## Work to be completed
Give all the lines below again, exactly, with no pictures.

## Stored data
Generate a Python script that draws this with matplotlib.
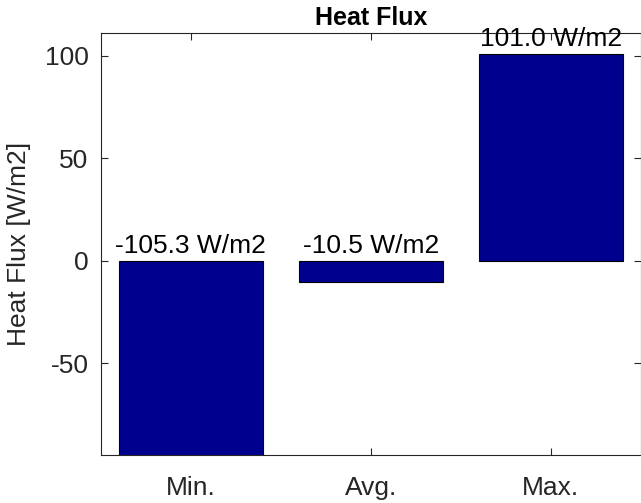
import numpy as np
import matplotlib.pyplot as plt

# Data
categories = ['Min.', 'Avg.', 'Max.']
heat_flux = [-105.3, -10.5, 101.0]
value_labels = ['%.1f W/m2' % v for v in heat_flux]

plt.rcParams['font.family'] = ['Liberation Sans', 'DejaVu Sans']
plt.rcParams['axes.unicode_minus'] = False

fig = plt.figure(figsize=(6.41, 5.03), dpi=100)
ax = fig.add_axes([101 / 641, 48 / 503, 539.5 / 641, 422 / 503])

x = np.arange(1, len(categories) + 1)
ax.bar(x, heat_flux, width=0.8, color='#00008F', edgecolor='black', linewidth=0.8, zorder=2)

# value labels above each bar (or above zero for negative bars)
for xi, v, lab in zip(x, heat_flux, value_labels):
    ax.text(xi, max(v, 0) + 1.5, lab, ha='center', va='bottom', fontsize=19, color='black')

ax.set_xlim(0.5, len(categories) + 0.5)
ax.set_ylim(0.9 * min(heat_flux), 1.1 * max(heat_flux))
ax.set_xticks(x)
ax.set_xticklabels(categories)
ax.set_yticks([-50, 0, 50, 100])

ax.tick_params(direction='in', length=5, width=0.8, colors='#262626', labelsize=19,
               top=True, right=True, labeltop=False, labelright=False)
ax.tick_params(axis='y', pad=9)
ax.tick_params(axis='x', pad=15)
for s in ax.spines.values():
    s.set_color('#262626')
    s.set_linewidth(0.8)

ax.set_ylabel('Heat Flux [W/m2]', fontsize=19, color='#262626', labelpad=10)
ax.set_title('Heat Flux', fontsize=18, fontweight='bold', color='black', pad=6)

plt.savefig('out.png', dpi=100)
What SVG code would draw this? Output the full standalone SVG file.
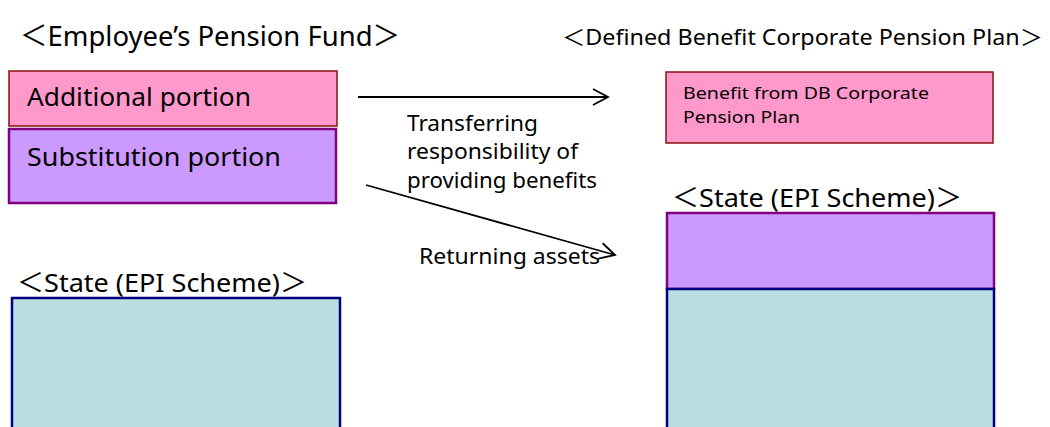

## Task response
Generate a Python script that draws this with matplotlib.
import numpy as np
import matplotlib.pyplot as plt

# Data
categories = ['Min.', 'Avg.', 'Max.']
heat_flux = [-105.3, -10.5, 101.0]
value_labels = ['%.1f W/m2' % v for v in heat_flux]

plt.rcParams['font.family'] = ['Liberation Sans', 'DejaVu Sans']
plt.rcParams['axes.unicode_minus'] = False

fig = plt.figure(figsize=(6.41, 5.03), dpi=100)
ax = fig.add_axes([101 / 641, 48 / 503, 539.5 / 641, 422 / 503])

x = np.arange(1, len(categories) + 1)
ax.bar(x, heat_flux, width=0.8, color='#00008F', edgecolor='black', linewidth=0.8, zorder=2)

# value labels above each bar (or above zero for negative bars)
for xi, v, lab in zip(x, heat_flux, value_labels):
    ax.text(xi, max(v, 0) + 1.5, lab, ha='center', va='bottom', fontsize=19, color='black')

ax.set_xlim(0.5, len(categories) + 0.5)
ax.set_ylim(0.9 * min(heat_flux), 1.1 * max(heat_flux))
ax.set_xticks(x)
ax.set_xticklabels(categories)
ax.set_yticks([-50, 0, 50, 100])

ax.tick_params(direction='in', length=5, width=0.8, colors='#262626', labelsize=19,
               top=True, right=True, labeltop=False, labelright=False)
ax.tick_params(axis='y', pad=9)
ax.tick_params(axis='x', pad=15)
for s in ax.spines.values():
    s.set_color('#262626')
    s.set_linewidth(0.8)

ax.set_ylabel('Heat Flux [W/m2]', fontsize=19, color='#262626', labelpad=10)
ax.set_title('Heat Flux', fontsize=18, fontweight='bold', color='black', pad=6)

plt.savefig('out.png', dpi=100)
What SVG code would draw this? Output the full standalone SVG file.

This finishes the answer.